Don't despair. People on this site have taken scores from the 300's and turned them into 600's. I think there was one guy who went from 500's to 780, though I cant find his post now. Another went from 540 to 680. There's a few that went from low 400's to mid six's too.
An
error log is simple really -
You simply track which questions you get right and which you get wrong. However you want to do this is fine - excel is the easiest in my view, but you can do this in word or on a piece of paper. The idea is that you force yourself to come back to the questions you got wrong and
understand why. This is especially true if you keep getting the same kinds of questions wrong.
The most common "mistake" I think people make - I was guilty of it too - is that you see a question, struggle with it, end up with an answer and it happens to be right, so you patt yourself on the back and move on. Problem is, you may have stumbled on teh right answer the wrong way. Similarly, a lot of times people will look at question, struggle, give up, and go look at how they solved it. They'll look an say "ah ok, yea ok, that makes sense." and move on. You really have to force yourself to stop and look at the answer and figure out why they did each step. Don't forget to track questions you get right but feel were impossible. If you spent ten minutes on a question and got it right - good - but not good enough.
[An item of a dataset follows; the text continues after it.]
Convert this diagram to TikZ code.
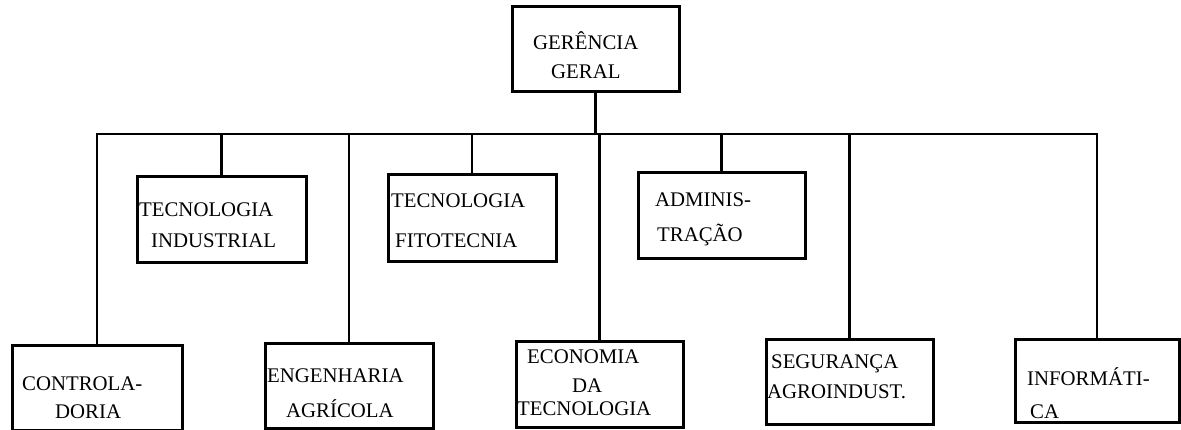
\documentclass[tikz,border=0pt]{standalone}
\usepackage{fontspec}
\setmainfont{Liberation Serif}
\begin{document}
\begin{tikzpicture}[x=1pt,y=-1pt,
  box/.style={draw,line width=3pt,rectangle,inner sep=0pt,outer sep=0pt,anchor=north west},
  conn/.style={line width=2.8pt},
  lbl/.style={anchor=base west,inner sep=0pt,font=\fontsize{20.8}{21}\selectfont}]
\useasboundingbox (0,0) rectangle (1181,430);
% boxes
\node[box,minimum width=167pt,minimum height=85pt] (gg) at (512,7) {};
\node[box,minimum width=169pt,minimum height=86pt] (ti) at (137,177) {};
\node[box,minimum width=168pt,minimum height=87pt] (tf) at (388,175) {};
\node[box,minimum width=167pt,minimum height=86pt] (adm) at (638,173) {};
\node[box,minimum width=170pt,minimum height=84pt] (ctrl) at (12,346) {};
\node[box,minimum width=168pt,minimum height=84pt] (eng) at (265,344) {};
\node[box,minimum width=167pt,minimum height=85pt] (eco) at (516,342) {};
\node[box,minimum width=167pt,minimum height=84pt] (seg) at (766,340) {};
\node[box,minimum width=164pt,minimum height=82pt] (inf) at (1015,340) {};
% labels
\node[lbl] (gg1) at (533,50) {GERÊNCIA};
\node[lbl] (gg2) at (551,79) {GERAL};
\node[lbl] (ti1) at (139,217) {TECNOLOGIA};
\node[lbl] (ti2) at (151,248) {INDUSTRIAL};
\node[lbl] (tf1) at (391,208) {TECNOLOGIA};
\node[lbl] (tf2) at (395,248) {FITOTECNIA};
\node[lbl] (adm1) at (655,207) {ADMINIS-};
\node[lbl] (adm2) at (657,242) {TRAÇÃO};
\node[lbl] (ctrl1) at (22,390) {CONTROLA-};
\node[lbl] (ctrl2) at (55,418) {DORIA};
\node[lbl] (eng1) at (267,382) {ENGENHARIA};
\node[lbl] (eng2) at (286,417) {AGRÍCOLA};
\node[lbl] (eco1) at (527,363) {ECONOMIA};
\node[lbl] (eco2) at (572,392) {DA};
\node[lbl] (eco3) at (517,415) {TECNOLOGIA};
\node[lbl] (seg1) at (771,368) {SEGURANÇA};
\node[lbl] (seg2) at (767,398) {AGROINDUST.};
\node[lbl] (inf1) at (1027,385) {INFORMÁTI-};
\node[lbl] (inf2) at (1030,418) {CA};
% bus
\coordinate (bus) at (0,134);
\draw[conn] (gg.south) -- (gg.south |- bus);
\draw[conn] (ctrl.north) -- (ctrl.north |- bus) -- (inf.north |- bus) -- (inf.north);
\foreach \n in {ti,tf,adm,eng,eco,seg}
  \draw[conn] (\n.north |- bus) -- (\n.north);
\end{tikzpicture}
\end{document}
Before you can realistically tackle timing, you need to start getting more right - once you are getting more right, start worrying about timing. If you try and do it together you will (a) get the problem wrong and also (b) not absorb anything from the problem because you did it so fast.
If you are struggling with the concepts on the GMAT - I.e. rate problems, geometry, sentence correction, I can't recommend these guys enough - buy the
Manhattan books. If you don't buy any other book, buy their SC Book.